Indra Amenk, manajer grup musik White Shoes & the Couples Company, setuju dengan pendapat tersebut. Sebagian hasil rilis album yang ia tangani berusaha memanfaatkan foto dan catatan perjalanan untuk menambah nilai jual.
Amenk mencontohkan, salah satu produk itu adalah jurnal perjalanan South to the North yang ditulis seusai perjalanan White Shoes & the Couples Company ke Australia pada 2013 lalu. Buku tersebut berusaha menawarkan sisi lain musisi selama perjalanan tur, yang kebetulan ditulis oleh Felix juga.
Dari buku tersebut, Felix menuturkan pengalaman para musisi yang tidak banyak diketahui para penggemar. Terutama cerita-cerita selama perjalanan, menurut dia, umumnya banyak diminati.
”Jadi, dalam jurnal tersebut, ada cerita menarik saat para personel harus sewa mobil selama perjalanan Melbourne-Sydney karena budget pas-pasan. Ada juga cerita saat mereka tidur di apartemen dan pakai sleeping bag. Sementara di Indonesia, mereka menjadi salah satu band yang tarifnya terhitung tinggi ketika manggung. Ada pengalaman berbeda yang ingin mereka cari di perjalanan tur tersebut,” ungkap Felix.
Lebih berkesan
Felix dan Amenk sepakat bahwa berbagai arsip berbentuk fisik justru lebih memberi kesan daripada dalam format digital. Menurut mereka, arsip fisik inilah yang dapat menambah nilai jual perilisan musik sebagai karya seni.

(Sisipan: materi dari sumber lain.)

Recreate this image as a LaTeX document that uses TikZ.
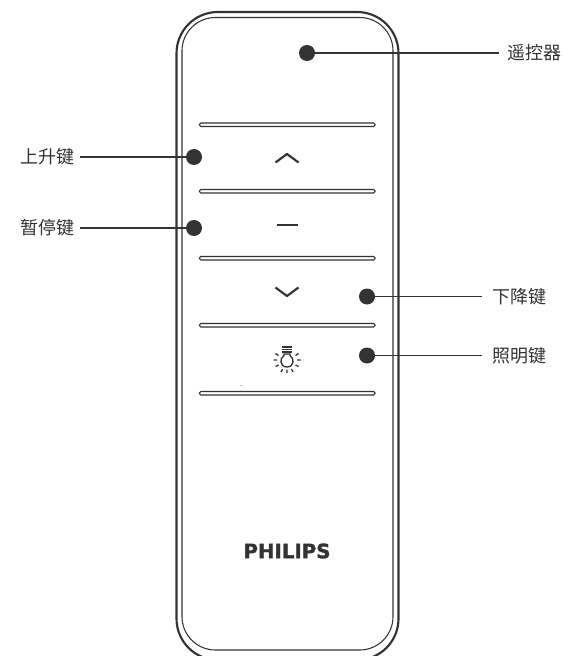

Felix menyayangkan, di era digital ini banyak musisi muda mendokumentasikan foto dan video musik, tetapi hanya digunakan sebagai bahan publikasi di media sosial.
Menurut dia, sebagian karya foto yang dicetak atau diterbitkan dalam buku jurnal foto lebih baik dibandingkan sekadar publikasi di media sosial.
”Sayang sekali apabila foto dan video tersebut hanya berhenti di media sosial, yang nantinya juga akan tertumpuk oleh berbagai konten digital lain di internet. Umur foto itu jadi pendek, berbeda dengan karya yang dicetak dalam buku jurnal, misalnya,” tutur Felix.
Reda Gaudiamo, musisi grup AriReda, meyakini sebuah ungkapan bahwa sesuatu yang dapat disentuh pasti dapat memberi kesan. Keyakinan ini pula yang mendorongnya untuk menyimpan arsip-arsip perjalanan musik grupnya, mulai dari foto, pakaian, tiket konser, hingga kliping tulisan koran.
”Barang-barang yang dapat disentuh lebih memberi kesan bagi penggemar. Dalam konteks personal, arsip fisik juga menjadi momen rekoleksi memori bagi saya. Di kliping koran, misalkan, membuat saya jadi mengingat kalau pernah ada di koran ini bersama AriReda,” kata Reda.